Graphical shell

Label for a wine bottle, Scribus + Pierre Marchand, 2006.
Custom script for Scribus to generate a text where every letter has a random color.

How about?

Could we mix real programming into layout tools, to somehow link the ‘tick’ (functionalities, workforce?) of a program to the rhythm of layout? We are not talking about the automatisation of layout, but how laying-out could be brought on the same level as programming (and vice versa?). Scribus or Inkscape scripting APIs (‘An Application Programming Interface is a specification intended to be used as an interface by software components to communicate with each other.’) are just the beginning; the way Blender exposes its own actions very explicitly and in place of action, is already more appealing.

But: there still are no tools that allow you to program at the same level as other layout work, by putting the programming interface at the same level as for example ‘Brushes’ or ‘Properties Boxes’, which would make it (litterally) closer to the practice of design.

The Inkscape XML-editor is a hybrid: it is a text-editor but it also is a console. The XML-editor is great for local editing, but what if it would offer some console-features such as auto-complete or find and replace? Could the browser be the place to go? Does this really need to happen inside each software itself? It may help us if we begin to think of this form of laying-out as a series of micro-commands that each execute discrete functions.

Exercise

Comparing different ways code reveals itself in design tools (GIMP-scripting, Blender, Inkscape, Scribus etc.)

Relational lay-out

Proportional layout experiment, Gijs de Heij, 2012.
Made to be viewed in a browser, css & javascript.

Source

proportional_layout.zip

How about?

What if we would introduce relationships between properties of objects and their environment. This experiment extends css through javascript. CSS be based on the css properties of others, the browser window, simply math or a combination of the three. Since the window properties are the only variable parameters at this time a window resize only invokes a redrawing of the layout. This experiment tries to create a responsive, flexible design. Ideally this tool should have an graphical interface that allows users to define how properties are related. Enabling the designer to play with different types of awareness, interconnectedness between objects and their surrounding.

Experiment, exercise

Try this out manually in Inkscape: Bend of this curve relates to filling of this shape Distance between these two objects changes width of outline

Shared undo histories

Programs already save undo histories, so why can’t we write those changes as commits? This idea got also referred to as ‘shared action lists’, but that sounds a lot less promiscuous. We liked the possibility of distributing painful discoveries and propagating our mistakes

Conversational control

Workshop during Brussels Co-position Research Meeting, February 2012, with Nik Gaffney as spontaneous and enthusiastic animator. We worked on scenarios for potential conversations between computers and designers, interaction between design decisions and computational optimization. This prototype would also have an option to let you ‘just start over’.

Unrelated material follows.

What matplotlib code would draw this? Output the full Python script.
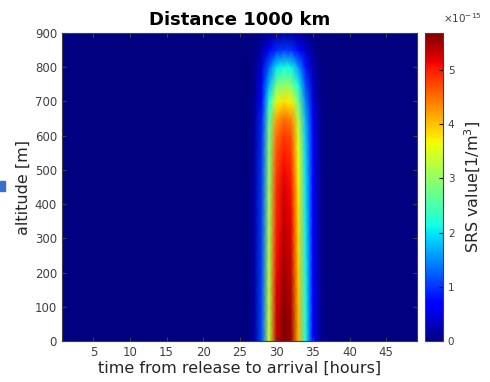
import numpy as np
import matplotlib
matplotlib.use("Agg")
import matplotlib.pyplot as plt
from matplotlib.patches import Rectangle

# hours after release (columns) and altitudes (rows)
hours = np.arange(1, 50)
altitude = np.arange(0, 901, 50)

# relative arrival profile in time
time_profile = np.zeros(len(hours))
time_profile[26:36] = [0.03, 0.2, 0.58, 0.93, 1.0, 0.97, 0.72, 0.38, 0.12, 0.02]  # hours 27..36

# relative vertical profile at the altitudes above
vert_profile = [1.0, 1.0, 0.99, 0.98, 0.97, 0.96, 0.95, 0.94, 0.93, 0.92,
                0.90, 0.88, 0.85, 0.79, 0.67, 0.52, 0.38, 0.18, 0.03]

peak = 5.68e-15
srs = peak * np.outer(vert_profile, time_profile)

fig = plt.figure(figsize=(4.9, 3.82), dpi=100)
ax = fig.add_axes([0.1265, 0.107, 0.7245, 0.8066])
cax = fig.add_axes([0.867, 0.107, 0.037, 0.8066])

ax.set_facecolor((0, 0, 0.5))
pc = ax.pcolormesh(hours, altitude, srs / 1e-15, shading='gouraud', cmap='jet',
                   vmin=0, vmax=peak / 1e-15)
ax.set_xlim(0.72, 49.2)
ax.set_ylim(0, 900)
ax.set_xticks(range(5, 50, 5))
ax.set_yticks(range(0, 901, 100))
ax.tick_params(direction='in', top=True, right=True, labelsize=8.5,
               labelcolor='#404040', color='#404040', length=3)
ax.set_xlabel('time from release to arrival [hours]', fontsize=11.5,
              color='#262626', labelpad=1)
ax.set_ylabel('altitude [m]', fontsize=11.5, color='#262626', labelpad=3)
ax.set_title('Distance 1000 km', fontsize=13, fontweight='bold', pad=6)
for s in ax.spines.values():
    s.set_color('#404040')

cb = fig.colorbar(pc, cax=cax)
cb.set_ticks([0, 1, 2, 3, 4, 5])
cb.ax.tick_params(labelsize=7.5, labelcolor='#404040', direction='in', length=3)
cb.set_label('SRS value[1/m$^3$]', fontsize=11.5, color='#262626', labelpad=6)
cb.outline.set_edgecolor('#404040')
cax.text(1.0, 1.025, r'$\times10^{-15}$', transform=cax.transAxes,
         fontsize=7.5, color='#404040', ha='left', va='bottom')

# small blue marker on the left edge
fig.patches.append(Rectangle((0.0, 0.50), 0.011, 0.026, transform=fig.transFigure,
                             color='#3a6fd0', zorder=5))

fig.savefig('out.png', dpi=100)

Workshop during Brussels Co-position Research Meeting, February 2012
with Nik Gaffney as spontaneous and enthusiastic animator.

  1. Do all these elements need to fit on one page? YES
  2. Should all elements be legible? YES
  3. Can we make this page bigger? NO
  4. [system makes a proposal]
  5. Do you like this better?
  6. [user making changes] YES

How about?

If we see design a practice that seeks to articulate collisions, how could computers be of use to help organise them, to make them visible and legible?

Exercise

Setup a multi dialog situation around a layout construction, with some ask questions to others in rounds. And these rounds are commented as commits, to produce a written history of decisions.